Tobago-born, St. Croix-based artist, La Vaughn Belle, collaborated with Copenhagen-based Jeannette Ehlers, to create “I Am Queen Mary,” a tribute to Mary Thomas, a 19th-century freedom fighter who led a major uprising on St. Croix, one of the Virgin Islands that was then part of the Danish West Indies.

The statue was unveiled in March 31 at the Danish West Indian Warehouse in Copenhagen and marks 101 years since Transfer Day, when Denmark sold St. Croix, St. Thomas, and St. John to the United States for $25 million.

The European country never fully acknowledged its colonialist past in the Caribbean; although the Danish government recognizes Denmark’s wrongful role in the slave trade, it has never formally apologized for it

The statue is painted entirely black and rising nearly 23 feet on a hefty pedestal. Thomas is shown seated in a position of power and government.

Thomas was an important leader of the ‘Fireburn’ labour revolt on St. Croix. The Fireburn began on October 1, 1878 as an uprising against the contractual servitude that continued to bind workers to the plantation system after the 1848 abolition of slavery in the former Danish West Indies.

The insurrection was for better working and living conditions and involved burning down most of Frederiksted town as well as sugar cane fields on a great number of St. Croix’s plantations. Along with Mary Thomas, the three women Axeline ‘Agnes’ Elizabeth Salomon, Matilde McBean and Susanna ‘Bottom Belly’ Abrahamsson led the largest labor revolt in Danish colonial history. They were arrested and sent to Denmark in 1882 to serve prison sentences in Christianshavn’s Women’s Prison.

Their sentences were later commuted and they were returned to St. Croix and venerated in U.S. Virgin Islands cultural mythology as the Queens of the Fireburn. There are folksongs dedicated to Queen Mary and a highway named in her honor.

Belle, whose roots also extend to Barbados, also teaches at the University of the Virgin Islands and own a few businesses – a Latin dance studio, House of Clave, and a guesthouse, Trumpetbush Manor – with her husband, Rivert Diaz. She moved to St.
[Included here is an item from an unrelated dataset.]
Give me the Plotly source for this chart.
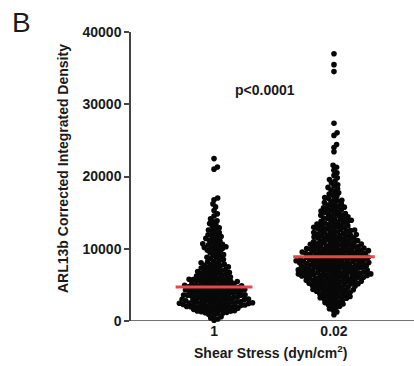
import math
import plotly.graph_objects as go

# ---------------- data ----------------
categories = ["1", "0.02"]
y_ticks = [0, 10000, 20000, 30000, 40000]
y_tick_labels = ["0", "10000", "20000", "30000", "40000"]

shear_1 = [
    110, 280, 430, 600, 750, 910,
    1030, 1090, 1130, 1200, 1240, 1290, 1350, 1390, 1440, 1480, 1530, 1560,
    1610, 1650, 1700, 1740, 1780, 1820, 1870, 1900, 1940, 1980,
    2010, 2040, 2060, 2100, 2130, 2160, 2190, 2220, 2250, 2280, 2310, 2340,
    2370, 2400, 2430, 2460, 2490, 2520, 2550, 2580, 2610, 2640, 2670, 2700,
    2730, 2760, 2790, 2820, 2850, 2880, 2920, 2960,
    3020, 3050, 3090, 3120, 3150, 3190, 3220, 3260, 3290, 3320, 3360, 3390,
    3430, 3460, 3490, 3530, 3560, 3600, 3630, 3660, 3700, 3730, 3770, 3800,
    3830, 3870, 3900, 3940, 3970,
    4020, 4060, 4090, 4130, 4160, 4200, 4230, 4270, 4300, 4340, 4370, 4410,
    4440, 4480, 4510, 4550, 4580, 4620, 4650, 4690, 4720, 4760, 4790, 4830,
    4860, 4900, 4930, 4970,
    5020, 5060, 5110, 5150, 5200, 5240, 5290, 5330, 5380, 5420, 5470, 5510,
    5560, 5600, 5650, 5690, 5740, 5780, 5830, 5870, 5920, 5960,
    6030, 6090, 6150, 6210, 6280, 6340, 6400, 6460, 6530, 6590, 6650, 6710,
    6780, 6840, 6900, 6960,
    7040, 7110, 7190, 7270, 7340, 7420, 7490, 7570, 7650, 7720, 7800, 7870, 7950,
    8060, 8170, 8280, 8390, 8500, 8610, 8720, 8830, 8940,
    9060, 9180, 9310, 9430, 9560, 9680, 9810, 9930,
    10030, 10110, 10190, 10280, 10360, 10450, 10530, 10620, 10700, 10790, 10880,
    11060, 11180, 11310, 11430, 11560, 11680, 11810, 11930,
    12080, 12250, 12410, 12580, 12740, 12910,
    13080, 13310, 13490, 13720, 13880,
    14130, 14520, 14830,
    15280, 15790,
    16210, 16790, 17020,
    21020, 21310, 22480,
]

shear_002 = [
    870,
    1260, 1480, 1700, 1890,
    2050, 2150, 2260, 2350, 2450, 2550, 2640, 2750, 2850, 2950,
    3030, 3090, 3150, 3220, 3280, 3340, 3400, 3470, 3530, 3590, 3650, 3720,
    3780, 3840, 3900, 3970,
    4020, 4070, 4120, 4170, 4220, 4270, 4320, 4370, 4420, 4470, 4520, 4570,
    4620, 4670, 4720, 4770, 4820, 4870, 4920, 4970,
    5010, 5050, 5090, 5130, 5170, 5210, 5240, 5280, 5320, 5360, 5400, 5440,
    5480, 5510, 5550, 5590, 5630, 5670, 5710, 5750, 5780, 5820, 5860, 5900,
    5940, 5980,
    6010, 6040, 6070, 6100, 6130, 6160, 6190, 6220, 6250, 6280, 6310, 6340,
    6370, 6400, 6430, 6460, 6490, 6520, 6550, 6580, 6610, 6640, 6670, 6700,
    6730, 6760, 6790, 6820, 6850, 6880, 6910, 6940, 6970,
    7010, 7040, 7070, 7110, 7140, 7170, 7200, 7240, 7270, 7300, 7330, 7370,
    7400, 7430, 7460, 7500, 7530, 7560, 7590, 7630, 7660, 7690, 7720, 7760,
    7790, 7820, 7850, 7890, 7920, 7950, 7980,
    8010, 8040, 8070, 8100, 8130, 8160, 8190, 8220, 8250, 8280, 8310, 8340,
    8370, 8400, 8430, 8460, 8490, 8520, 8550, 8580, 8610, 8640, 8670, 8700,
    8730, 8760, 8790, 8820, 8850, 8880, 8920, 8960,
    9010, 9040, 9080, 9110, 9140, 9180, 9210, 9240, 9280, 9310, 9340, 9380,
    9410, 9440, 9480, 9510, 9540, 9580, 9610, 9640, 9680, 9710, 9740, 9780,
    9810, 9840, 9880, 9910, 9940, 9970,
    10020, 10060, 10100, 10140, 10180, 10220, 10260, 10300, 10340, 10380,
    10420, 10460, 10500, 10540, 10580, 10620, 10660, 10700, 10740, 10780,
    10820, 10860, 10910, 10960,
    11030, 11080, 11130, 11180, 11230, 11280, 11330, 11380, 11430, 11480,
    11530, 11580, 11630, 11680, 11730, 11780, 11830, 11880, 11930, 11970,
    12030, 12090, 12140, 12200, 12250, 12310, 12360, 12420, 12470, 12530,
    12580, 12640, 12690, 12750, 12800, 12860, 12910, 12960,
    13030, 13100, 13160, 13230, 13290, 13360, 13420, 13490, 13550, 13620,
    13680, 13750, 13810, 13880, 13940,
    14040, 14110, 14190, 14260, 14340, 14410, 14490, 14560, 14640, 14710,
    14790, 14860, 14940,
    15050, 15130, 15220, 15310, 15400, 15490, 15580, 15670, 15760, 15850, 15940,
    16060, 16170, 16280, 16390, 16500, 16610, 16720, 16830, 16940,
    17080, 17250, 17410, 17580, 17740, 17910,
    18120, 18300, 18490, 18670, 18860,
    19100, 19360, 19580, 19820,
    20150, 20520, 20870,
    21280, 21560,
    23420, 24010, 24430, 25690, 26040, 27380,
    34520, 35480, 36980,
]

medians = [4700, 8900]
p_text = "p<0.0001"

# ---------------- layout geometry ----------------
W, H = 414, 366
ML, MR, MT, MB = 131, 0, 32, 45
plot_w = W - ML - MR
plot_h = H - MT - MB
y_range = [0, 40000]
x_range = [-0.692, 1.667]
px_per_x = plot_w / (x_range[1] - x_range[0])
px_per_y = plot_h / (y_range[1] - y_range[0])

DOT = 5.6      # marker diameter in px
GAP = 4.0      # centre spacing in px
AXIS_COLOR = "#444444"


def swarm_offsets(values):
    """Beeswarm: x offsets (data units) so dots do not overlap."""
    placed = []
    out = []
    for v in values:
        y = v * px_per_y
        near = [(px, py) for px, py in placed if abs(py - y) < GAP]
        cands = [0.0]
        for px, py in near:
            dx = math.sqrt(GAP * GAP - (py - y) ** 2)
            cands += [px + dx, px - dx]
        cands.sort(key=abs)
        chosen = 0.0
        for c in cands:
            if all((c - px) ** 2 + (y - py) ** 2 >= GAP * GAP - 1e-6 for px, py in near):
                chosen = c
                break
        placed.append((chosen, y))
        out.append(chosen / px_per_x)
    return out


fig = go.Figure()
groups = [shear_1, shear_002]
for i, vals in enumerate(groups):
    vals_sorted = sorted(vals)
    offs = swarm_offsets(vals_sorted)
    fig.add_trace(go.Scatter(
        x=[i + o for o in offs], y=vals_sorted, mode="markers",
        marker=dict(size=DOT, color="#080808", line=dict(width=0)),
        cliponaxis=False, showlegend=False, hoverinfo="y"))

half = [0.32, 0.34]
for i, m in enumerate(medians):
    fig.add_trace(go.Scatter(
        x=[i - half[i], i + half[i]], y=[m, m], mode="lines",
        line=dict(color="#e8474a", width=3), showlegend=False))


def xp(px):
    return (px - ML) / plot_w


def yp(py):
    return 1 - (py - MT) / plot_h


def b(s):
    return "<b>" + s + "</b>"


font = dict(family="Liberation Sans", size=14, color="#1a1a1a")

fig.update_layout(
    width=W, height=H,
    margin=dict(l=ML, r=MR, t=MT, b=MB, pad=0),
    paper_bgcolor="white", plot_bgcolor="white",
    xaxis=dict(range=x_range, tickvals=[0, 1], ticktext=[b(c) for c in categories],
               showline=False, ticks="", showgrid=False, zeroline=False,
               tickfont=font),
    yaxis=dict(range=y_range, tickvals=y_ticks, ticktext=[b(t) for t in y_tick_labels],
               showline=True, linecolor=AXIS_COLOR, linewidth=1.5,
               ticks="outside", ticklen=5, tickwidth=1.5, tickcolor=AXIS_COLOR,
               showgrid=False, zeroline=False, tickfont=font),
    shapes=[dict(type="line", xref="paper", yref="y", x0=0, x1=1, y0=0, y1=0,
                 line=dict(color=AXIS_COLOR, width=1.5), layer="below")],
    annotations=[
        dict(text=b("ARL13b Corrected Integrated Density"), xref="paper", yref="paper",
             x=xp(63), y=yp(169), textangle=-90, showarrow=False,
             xanchor="center", yanchor="middle", font=font),
        dict(text=b("Shear Stress (dyn/cm<sup>2</sup>)"), xref="paper", yref="paper",
             x=xp(270), y=yp(352), showarrow=False, xanchor="center", yanchor="middle",
             font=font),
        dict(text=b(p_text), xref="paper", yref="paper", x=xp(265), y=yp(90),
             showarrow=False, xanchor="center", yanchor="middle", font=font),
        dict(text="B", xref="paper", yref="paper", x=xp(21), y=yp(23),
             showarrow=False, xanchor="center", yanchor="middle",
             font=dict(family="Liberation Sans", size=28, color="#1a1a1a")),
    ],
)

fig.write_html("out.html", config={"displayModeBar": False})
Croix at age 7.

Her work borrows from elements of architecture, literature, history, archeology and social protest to create narratives that challenge the colonial process.

She is best known for her work reinterpreting the material artifacts of colonialism and uses her work to create a form of alternative archive that challenges the colonial narrative.

Belle has exhibited her work throughout the United States, Europe and the Caribbean in such institutions as the Museum of the African Diaspora, San Francisco, El Museo del Barrio, NY, Arts of the Americas Museum, Washington, DC and the Royal Library of Denmark and the Centro de Wilfredo Lam, Cuba.